Désirer la violence - chloé thibaud

C’est une espèce d’immense boys club.” — Chloé Thibaud

Il y a quelques semaines, après avoir refermé Féminismes & pop culture de Jennifer Padjemi, un feu s’est allumé en moi. Pas une flamme douce et apaisante, non. Un brasier d’interrogations. Je me suis plongée dans ma propre vie, dans les fictions qui l’ont façonnée, dans les récits qui ont sculpté mes désirs, mes modèles, mes émotions. Ces histoires — films, séries, chansons — font partie intégrante de la femme que je suis aujourd’hui. Elles m’ont influencée, parfois malgré moi. Ce que j’aime, ce qui m’inspire, comment je relationne… tout était déjà là, enfoui sous les cendres de récits patriarcaux.

Lire Désirer la violence, c’est ajouter de l’oxygène à ce feu intérieur. C’est un parfait duo littéraire avec l’essai de Padjemi. Ensemble, ces deux ouvrages me permettent de revoir avec un regard neuf ces fictions que j’ai tant aimées, mais qui, souvent, m’ont fait aimer de travers.

Je me souviens, ado, d’avoir idéalisé des histoires d’amour qu’on m’a vendues comme « passionnelles ». J’ai regardé ces romances avec des yeux brillants, persuadée que le vrai amour, le grand, devait être dévorant, jaloux, exclusif.

J’ai cru qu’un jour, on m’aimerait comme Edward aime Bella. Mais maintenant j’ai 25 ans. Et je suis certaine d’une chose : si un mec entre par effraction dans ma chambre pour me regarder dormir… bah j’appelle la police.

Et c’est là qu’on réalise : la fiction a bel et bien un impact sur nos vies réelles. À force de me mettre dans la tête que l’amour, c’était ça — cette obsession, cette tension, cette possession — j’ai fini par le chercher. Et puis surtout… par le trouver.

Ni plus maligne, ni plus bête que d’autres, j’ai moi aussi, comme tant de femmes, vécu des relations hétérosexuelles exclusives, possessives, avec des scènes dramatiques dignes de scénarios hollywoodiens. Des relations traversées de violences, physiques ou psychologiques, que je ne reconnaissais même pas comme telles à l’époque. Les hommes avec qui j’ai pu être, les hommes que vous avez aussi connus, ont appris l’amour de la même manière que nous : en se construisant sur un modèle de domination.

Dans Désirer la violence, Chloé Thibaud met le feu aux fondations. Elle ne se contente pas de constater : elle décortique, elle expose, elle dérange. Elle montre comment le désir féminin, dans l’imaginaire collectif, est façonné par une culture de la domination.
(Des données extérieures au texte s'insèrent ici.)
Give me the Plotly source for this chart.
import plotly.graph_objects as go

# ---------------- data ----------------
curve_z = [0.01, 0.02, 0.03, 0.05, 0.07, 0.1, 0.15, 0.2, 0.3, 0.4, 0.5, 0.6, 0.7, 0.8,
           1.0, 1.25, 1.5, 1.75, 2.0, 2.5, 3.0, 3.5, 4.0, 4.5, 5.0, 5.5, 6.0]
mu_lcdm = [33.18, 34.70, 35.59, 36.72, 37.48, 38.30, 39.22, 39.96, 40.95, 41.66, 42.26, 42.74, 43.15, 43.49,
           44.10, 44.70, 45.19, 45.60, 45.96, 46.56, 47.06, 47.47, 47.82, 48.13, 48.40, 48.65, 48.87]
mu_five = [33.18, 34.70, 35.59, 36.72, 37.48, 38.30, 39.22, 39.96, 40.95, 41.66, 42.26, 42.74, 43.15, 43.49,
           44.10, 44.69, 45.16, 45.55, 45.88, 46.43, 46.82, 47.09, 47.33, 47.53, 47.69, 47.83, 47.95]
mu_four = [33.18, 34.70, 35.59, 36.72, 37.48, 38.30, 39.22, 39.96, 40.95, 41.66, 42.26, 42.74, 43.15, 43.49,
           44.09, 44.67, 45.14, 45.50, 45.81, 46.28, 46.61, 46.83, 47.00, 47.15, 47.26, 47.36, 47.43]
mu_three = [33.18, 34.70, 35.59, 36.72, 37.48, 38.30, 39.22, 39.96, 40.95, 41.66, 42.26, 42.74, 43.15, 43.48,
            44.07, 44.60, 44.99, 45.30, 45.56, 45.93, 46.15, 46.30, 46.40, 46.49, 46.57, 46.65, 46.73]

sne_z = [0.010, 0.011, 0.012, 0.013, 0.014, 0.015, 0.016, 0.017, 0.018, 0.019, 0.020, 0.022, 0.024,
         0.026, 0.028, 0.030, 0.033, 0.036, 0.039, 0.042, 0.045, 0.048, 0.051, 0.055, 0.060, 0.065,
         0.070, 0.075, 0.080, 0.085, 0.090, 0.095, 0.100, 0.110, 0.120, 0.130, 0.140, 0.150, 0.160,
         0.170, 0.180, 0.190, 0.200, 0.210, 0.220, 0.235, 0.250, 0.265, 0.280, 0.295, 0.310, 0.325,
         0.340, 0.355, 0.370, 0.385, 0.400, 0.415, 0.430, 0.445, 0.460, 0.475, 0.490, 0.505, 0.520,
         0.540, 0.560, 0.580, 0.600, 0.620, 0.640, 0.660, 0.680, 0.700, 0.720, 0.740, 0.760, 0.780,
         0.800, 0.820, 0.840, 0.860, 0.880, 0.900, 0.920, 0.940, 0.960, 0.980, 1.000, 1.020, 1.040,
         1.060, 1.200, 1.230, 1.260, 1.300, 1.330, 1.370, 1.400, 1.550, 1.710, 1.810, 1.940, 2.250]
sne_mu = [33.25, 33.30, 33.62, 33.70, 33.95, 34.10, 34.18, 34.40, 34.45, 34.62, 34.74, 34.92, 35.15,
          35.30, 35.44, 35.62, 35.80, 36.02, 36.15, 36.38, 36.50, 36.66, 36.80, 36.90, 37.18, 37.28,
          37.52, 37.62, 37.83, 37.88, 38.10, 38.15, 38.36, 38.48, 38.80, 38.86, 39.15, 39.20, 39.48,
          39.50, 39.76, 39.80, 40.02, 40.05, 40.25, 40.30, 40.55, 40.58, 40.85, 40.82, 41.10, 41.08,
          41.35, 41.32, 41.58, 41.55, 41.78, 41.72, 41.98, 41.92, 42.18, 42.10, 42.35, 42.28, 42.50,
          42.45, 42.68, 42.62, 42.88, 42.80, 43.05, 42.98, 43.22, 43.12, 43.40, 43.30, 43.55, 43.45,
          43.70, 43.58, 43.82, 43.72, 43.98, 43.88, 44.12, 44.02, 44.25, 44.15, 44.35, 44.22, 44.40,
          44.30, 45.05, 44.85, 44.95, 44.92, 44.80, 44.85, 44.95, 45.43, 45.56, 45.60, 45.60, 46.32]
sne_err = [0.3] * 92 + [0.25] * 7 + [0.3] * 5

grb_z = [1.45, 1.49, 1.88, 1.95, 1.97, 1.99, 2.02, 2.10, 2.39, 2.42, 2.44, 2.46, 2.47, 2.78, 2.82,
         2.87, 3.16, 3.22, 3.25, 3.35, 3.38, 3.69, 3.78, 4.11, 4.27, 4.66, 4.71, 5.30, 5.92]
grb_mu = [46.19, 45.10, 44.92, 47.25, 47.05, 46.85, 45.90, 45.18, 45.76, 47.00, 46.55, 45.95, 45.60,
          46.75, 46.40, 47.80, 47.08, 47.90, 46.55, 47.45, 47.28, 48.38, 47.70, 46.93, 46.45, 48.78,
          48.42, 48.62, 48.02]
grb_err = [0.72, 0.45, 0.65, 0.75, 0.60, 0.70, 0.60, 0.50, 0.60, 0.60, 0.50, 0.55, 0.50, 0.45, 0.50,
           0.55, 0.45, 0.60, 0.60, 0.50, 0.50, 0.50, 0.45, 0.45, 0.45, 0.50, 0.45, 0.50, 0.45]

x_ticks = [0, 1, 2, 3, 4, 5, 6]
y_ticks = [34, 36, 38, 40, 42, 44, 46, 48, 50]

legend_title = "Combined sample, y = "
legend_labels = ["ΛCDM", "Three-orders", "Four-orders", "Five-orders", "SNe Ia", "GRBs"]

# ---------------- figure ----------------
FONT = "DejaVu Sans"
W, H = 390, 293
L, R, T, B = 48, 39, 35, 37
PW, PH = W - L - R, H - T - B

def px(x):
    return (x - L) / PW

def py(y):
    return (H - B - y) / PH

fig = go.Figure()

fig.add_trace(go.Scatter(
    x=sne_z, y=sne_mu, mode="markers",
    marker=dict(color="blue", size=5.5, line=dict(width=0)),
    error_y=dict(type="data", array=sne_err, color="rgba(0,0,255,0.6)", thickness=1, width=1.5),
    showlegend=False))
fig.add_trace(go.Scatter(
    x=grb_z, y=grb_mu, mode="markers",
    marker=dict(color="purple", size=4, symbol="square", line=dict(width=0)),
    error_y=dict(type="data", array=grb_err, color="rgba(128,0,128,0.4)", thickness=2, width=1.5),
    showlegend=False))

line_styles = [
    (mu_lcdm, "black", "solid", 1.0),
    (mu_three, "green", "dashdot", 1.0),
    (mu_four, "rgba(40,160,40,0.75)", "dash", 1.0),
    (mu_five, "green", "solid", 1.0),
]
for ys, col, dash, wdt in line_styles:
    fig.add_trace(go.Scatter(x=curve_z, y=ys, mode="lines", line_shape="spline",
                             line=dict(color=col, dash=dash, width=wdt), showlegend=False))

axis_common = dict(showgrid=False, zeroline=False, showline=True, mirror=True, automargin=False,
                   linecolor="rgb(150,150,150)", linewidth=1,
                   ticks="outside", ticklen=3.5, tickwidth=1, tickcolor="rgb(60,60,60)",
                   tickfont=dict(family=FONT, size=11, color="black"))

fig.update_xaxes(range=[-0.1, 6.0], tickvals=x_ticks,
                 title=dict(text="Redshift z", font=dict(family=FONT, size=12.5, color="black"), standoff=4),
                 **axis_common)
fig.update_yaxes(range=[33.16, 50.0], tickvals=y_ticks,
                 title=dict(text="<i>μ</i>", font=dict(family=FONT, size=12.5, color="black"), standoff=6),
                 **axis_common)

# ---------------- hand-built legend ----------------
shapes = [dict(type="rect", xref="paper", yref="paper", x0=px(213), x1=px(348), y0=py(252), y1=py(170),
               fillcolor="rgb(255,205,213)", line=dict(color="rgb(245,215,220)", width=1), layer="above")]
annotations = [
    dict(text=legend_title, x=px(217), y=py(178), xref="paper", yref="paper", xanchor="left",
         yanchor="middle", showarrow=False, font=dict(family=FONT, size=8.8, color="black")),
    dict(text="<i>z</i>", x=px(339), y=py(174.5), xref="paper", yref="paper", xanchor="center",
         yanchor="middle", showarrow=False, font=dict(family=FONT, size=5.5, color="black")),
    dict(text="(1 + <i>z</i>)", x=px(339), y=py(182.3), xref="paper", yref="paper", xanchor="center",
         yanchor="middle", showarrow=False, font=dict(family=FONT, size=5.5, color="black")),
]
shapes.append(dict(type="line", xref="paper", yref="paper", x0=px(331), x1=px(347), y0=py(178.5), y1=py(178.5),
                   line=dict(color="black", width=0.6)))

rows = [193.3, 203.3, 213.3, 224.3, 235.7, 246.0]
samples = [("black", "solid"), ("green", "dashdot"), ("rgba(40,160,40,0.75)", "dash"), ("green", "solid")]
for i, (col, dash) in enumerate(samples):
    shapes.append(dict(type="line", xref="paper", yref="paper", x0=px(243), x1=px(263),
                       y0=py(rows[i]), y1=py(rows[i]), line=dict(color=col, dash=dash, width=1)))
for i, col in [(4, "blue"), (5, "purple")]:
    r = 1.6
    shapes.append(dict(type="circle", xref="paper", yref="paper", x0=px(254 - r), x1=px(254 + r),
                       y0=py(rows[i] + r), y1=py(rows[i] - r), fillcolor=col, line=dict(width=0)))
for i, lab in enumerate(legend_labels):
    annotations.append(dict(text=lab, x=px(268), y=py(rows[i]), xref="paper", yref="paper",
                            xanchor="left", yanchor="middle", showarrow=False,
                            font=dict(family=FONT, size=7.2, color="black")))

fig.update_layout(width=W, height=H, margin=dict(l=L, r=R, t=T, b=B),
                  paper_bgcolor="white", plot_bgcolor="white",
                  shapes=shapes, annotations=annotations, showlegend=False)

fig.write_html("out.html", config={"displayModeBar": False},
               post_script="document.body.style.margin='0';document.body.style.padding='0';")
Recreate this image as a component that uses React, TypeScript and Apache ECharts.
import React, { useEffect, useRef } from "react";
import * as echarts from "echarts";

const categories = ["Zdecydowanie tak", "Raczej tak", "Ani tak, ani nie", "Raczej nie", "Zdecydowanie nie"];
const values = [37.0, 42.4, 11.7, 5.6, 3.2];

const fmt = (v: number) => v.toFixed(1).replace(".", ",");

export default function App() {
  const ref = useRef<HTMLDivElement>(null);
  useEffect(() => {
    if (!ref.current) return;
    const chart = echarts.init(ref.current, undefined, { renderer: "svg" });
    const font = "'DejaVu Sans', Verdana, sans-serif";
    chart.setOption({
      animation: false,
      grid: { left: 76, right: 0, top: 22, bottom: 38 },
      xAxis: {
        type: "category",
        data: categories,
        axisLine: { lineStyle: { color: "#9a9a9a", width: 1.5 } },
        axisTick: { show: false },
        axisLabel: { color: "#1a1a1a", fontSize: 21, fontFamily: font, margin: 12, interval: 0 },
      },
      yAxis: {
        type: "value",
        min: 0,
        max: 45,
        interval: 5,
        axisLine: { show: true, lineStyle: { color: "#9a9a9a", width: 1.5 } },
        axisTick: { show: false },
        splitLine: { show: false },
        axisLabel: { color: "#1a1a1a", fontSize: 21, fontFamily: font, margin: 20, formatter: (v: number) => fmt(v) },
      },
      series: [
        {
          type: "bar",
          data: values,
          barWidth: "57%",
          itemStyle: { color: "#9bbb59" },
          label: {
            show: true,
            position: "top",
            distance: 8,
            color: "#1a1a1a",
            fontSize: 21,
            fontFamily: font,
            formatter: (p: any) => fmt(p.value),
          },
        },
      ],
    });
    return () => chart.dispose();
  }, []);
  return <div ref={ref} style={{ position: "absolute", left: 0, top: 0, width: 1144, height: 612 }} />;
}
Comment, encore aujourd’hui, on continue de confondre pouvoir et passion, emprise et érotisme, violence et intensité.

Dans une des scènes des Valseuses (1974), Gérard Depardieu et Patrick Dewaere s’amusent à renifler des petites culottes pour deviner l’âge des jeunes filles qui les possèdent. Ça ne vous fait pas penser à quelque chose ? On ne peut pas nier la corrélation évidente entre fiction et les hommes bien réels qui les écrivent. Ce passage, comme tant d’autres évoqués par Thibaud, m’a donné des frissons — pas de désir, mais d’effroi. Parce qu’en regardant derrière moi, je vois combien j’ai été exposée à ces récits. Combien j’ai intégré ces codes. Et combien il est urgent de les désapprendre.

Aujourd’hui, je regarde avec terreur l’histoire du féminicide de Marie Trintignant, tuée sous les coups de Bertrand Cantat. Et je ressens une colère immense en réalisant que cette violence a été, dans les médias, qualifiée à l’époque de « crime passionnel ». Passionnel ? Comme si l’amour justifiait l’assassinat. Comme si l’intensité des sentiments pouvait effacer la brutalité des faits. Comme si les hommes avaient le droit de tuer au nom d’un amour qu’ils ne savent que posséder.

Je repense alors à ces mots de Lio, en 2006, qui claquent comme une vérité brûlante : 

« L’amour n’apporte pas la mort. » Lio, 2006

Ce livre n’est pas seulement un cri. C’est une lumière. Un feu de signalisation sur le chemin d’une reconstruction possible. Thibaud nous invite à rallumer notre désir, à le purifier, à le repenser. À faire de la braise des récits passés un feu nouveau, conscient, choisi, libre.

Désirer la violence est une lecture qui consume et éclaire. Un livre-miroir, un livre-rebelle. Et pour moi, un pas de plus vers une version de moi-même plus libre — et plus lucide.